Baron Alexander Wassilko von Serecki (December 17, 1827, Berhometh, Austria – August 20, 1893, Lopuszna (Lăpușna), Austria-Hungary), descendant of an old Moldavian boyar family, was an Austro-Hungarian ethnic Romanian statesman, Landeshauptmann of the Duchy of Bukovina and member of the Herrenhaus, the Upper House of the Imperial Council of Austria.

Activity 
After completing his baccalaureate in 1846, Alexander studied philosophy and jurisprudence at the universities of Czernowitz and Lemberg. Since 1850 he worked as a lawyer in Czernowitz and after 1859 he managed his father's Baron Jordaki estates.

Alexander became a member of the "Autonomist Romanian Conservative Party" and began his political career in 1862, when he was elected as one of their representatives in the Council (Diet) of Bukovina.

In 1863 the Baron cofounded the society "Junimea", the most influential intellectual, cultural and political Romanian union of the 19th century. He continued to support it and later became an honorary member.

On February 24, 1867, the Emperor Franz Josef designated him to succeed his father as member in the Herrenhaus, the Upper House of the Imperial Parliament in Vienna in 1867. He was the only representative of the Duchy of Bukovina in this chamber for thirteen years. Finally, in 1880, the metropolitan of Bukovina and Dalmatia Sylvester Morariu-Andriewicz, also became a member of this institution.

From 1870 to 1871 and again from 1884 to 1892, he assumed the position of Governor of the Duchy of Bukovina.
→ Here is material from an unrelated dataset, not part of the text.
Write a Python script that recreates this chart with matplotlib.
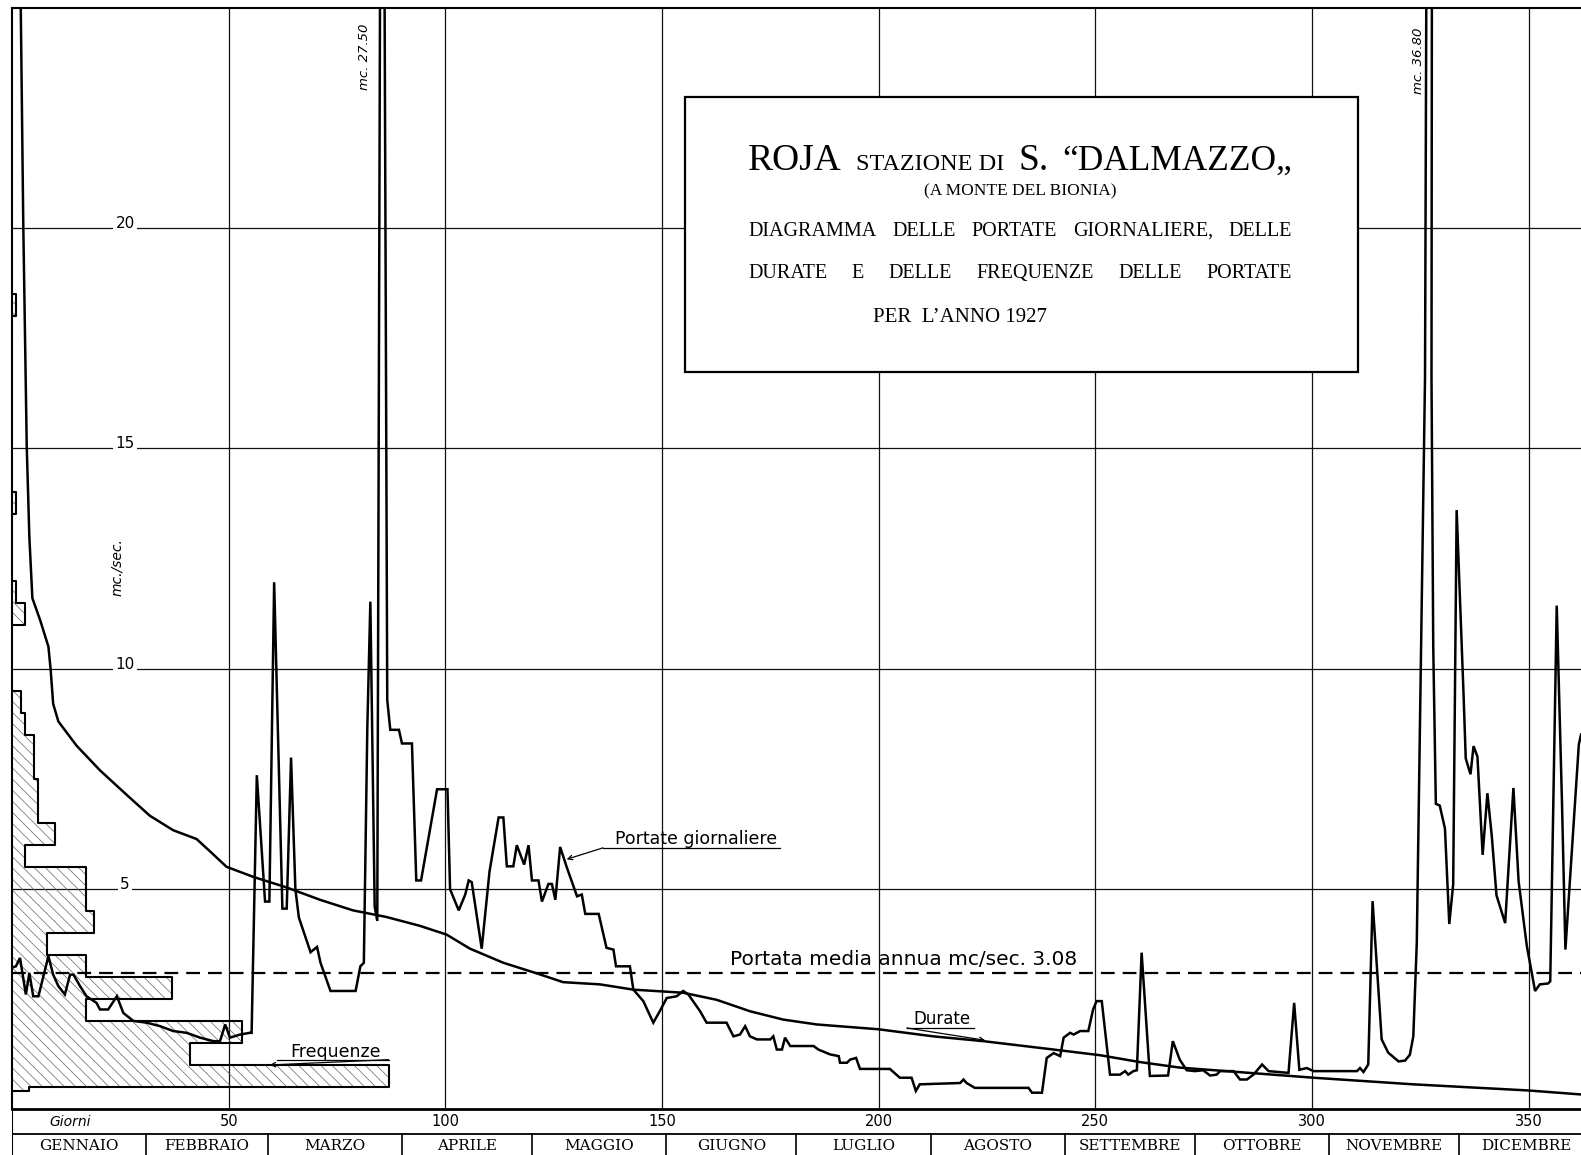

He attracted considerable attention, because he campaigned, along with other members of his parliament (including Hormuzaki, Costin, Flondor) successfully campaigned in
Vienna for the limitation of the monopoly and autocracy of the Eastern Orthodox Church.

Due to his relationship with the Viennese court he also achieved, that in 1876 the Romanian language was approved as language of instruction at the Lyceum of Suczawa. The permission to teach in Romanian in special high school classes in Czernowitz followed several years later.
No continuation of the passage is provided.